🤖 AI Summary
Existing contrastive learning paradigms (e.g., InfoNCE) rely on binary relevance labels, treating all unlabeled documents as equally negative and thus ignoring fine-grained relevance distinctions while remaining vulnerable to label noise. To address this, we propose a fully synthetic multi-level ranking training framework: it replaces human-annotated documents with synthetically generated query–document pairs—each assigned explicit relevance grades—using open-source large language models. We further introduce a list-wise Wasserstein loss that directly models distributional distances between ranked document sequences, aligning with the ordinal nature of ranking.
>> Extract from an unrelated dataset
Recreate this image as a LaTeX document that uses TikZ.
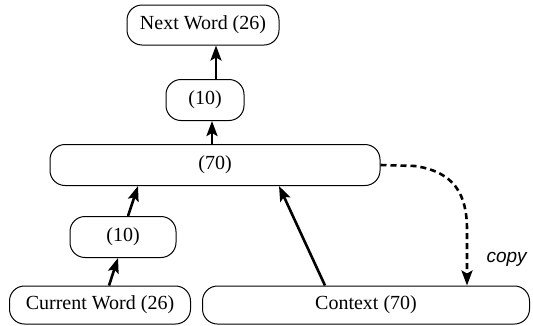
\documentclass[tikz,border=0pt]{standalone}
\usepackage{fontspec}
\setmainfont{Liberation Serif}
\newfontfamily\copyfont{Liberation Sans}
\usetikzlibrary{arrows.meta}
\begin{document}
\begin{tikzpicture}[x=1pt,y=-1pt,
  box/.style={draw,line width=1pt,rounded corners=15pt,inner sep=0pt,font=\fontsize{20}{22}\selectfont},
  tip/.style={-{Stealth[length=15pt,width=11pt,inset=3pt]}},
  conn/.style={line width=2.6pt,tip},
  dconn/.style={line width=2.6pt,dash pattern=on 6pt off 4pt,tip}]
\useasboundingbox (0,0) rectangle (533,325);
\node[box,minimum width=152pt,minimum height=40pt] (nw) at (203,25) {Next Word (26)};
\node[box,minimum width=78pt,minimum height=41pt] (t10) at (205,100) {(10)};
\node[box,minimum width=330pt,minimum height=41pt] (h70) at (215,165) {(70)};
\node[box,minimum width=106pt,minimum height=41pt] (l10) at (123,237) {(10)};
\node[box,minimum width=181pt,minimum height=38pt] (cw) at (100,305) {Current Word (26)};
\node[box,minimum width=327pt,minimum height=38pt] (ctx) at (366,305) {Context (70)};
\draw[conn] ([xshift=11pt]t10.north) -- ([xshift=13pt]nw.south);
\draw[conn] ([xshift=-3pt]h70.north) -- ([xshift=7pt]t10.south);
\draw[conn] ([xshift=5pt]l10.north) -- ([xshift=-77pt]h70.south);
\draw[conn] ([xshift=9pt]cw.north) -- ([xshift=-5pt]l10.south);
\draw[conn] ([xshift=-41pt]ctx.north) -- ([xshift=64pt]h70.south);
\coordinate (c1) at (415,166);
\draw[dconn] (h70.east) -- (c1) .. controls (455,172) and (467,195) .. (467,230) -- ([xshift=101pt]ctx.north);
\node[font=\copyfont\itshape\fontsize{19}{21}\selectfont,anchor=west] (cp) at (483,259) {copy};
\end{tikzpicture}
\end{document}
This is the first multi-level relevance training method that requires no real document annotations whatsoever. Experiments demonstrate that our approach significantly outperforms InfoNCE across multiple IR benchmarks, achieves superior zero-shot transfer performance on BEIR, matches fully supervised methods in effectiveness, and exhibits greater robustness to distributional shift.
📝 Abstract
Recent advancements in large language models (LLMs) have allowed the augmentation of information retrieval (IR) pipelines with synthetic data in various ways. Yet, the main training paradigm remains: contrastive learning with binary relevance labels and the InfoNCE loss, where one positive document is compared against one or more negatives. This objective treats all documents that are not explicitly annotated as relevant on an equally negative footing, regardless of their actual degree of relevance, thus (a) missing subtle nuances that are useful for ranking and (b) being susceptible to annotation noise. To overcome this limitation, in this work we forgo real training documents and annotations altogether and use open-source LLMs to directly generate synthetic documents that answer real user queries according to several different levels of relevance. This fully synthetic ranking context of graduated relevance, together with an appropriate list-wise loss (Wasserstein distance), enables us to train dense retrievers in a way that better captures the ranking task. Experiments on various IR datasets show that our proposed approach outperforms conventional training with InfoNCE by a large margin. Without using any real documents for training, our dense retriever significantly outperforms the same retriever trained through self-supervision. More importantly, it matches the performance of the same retriever trained on real, labeled training documents of the same dataset, while being more robust to distribution shift and clearly outperforming it when evaluated zero-shot on the BEIR dataset collection.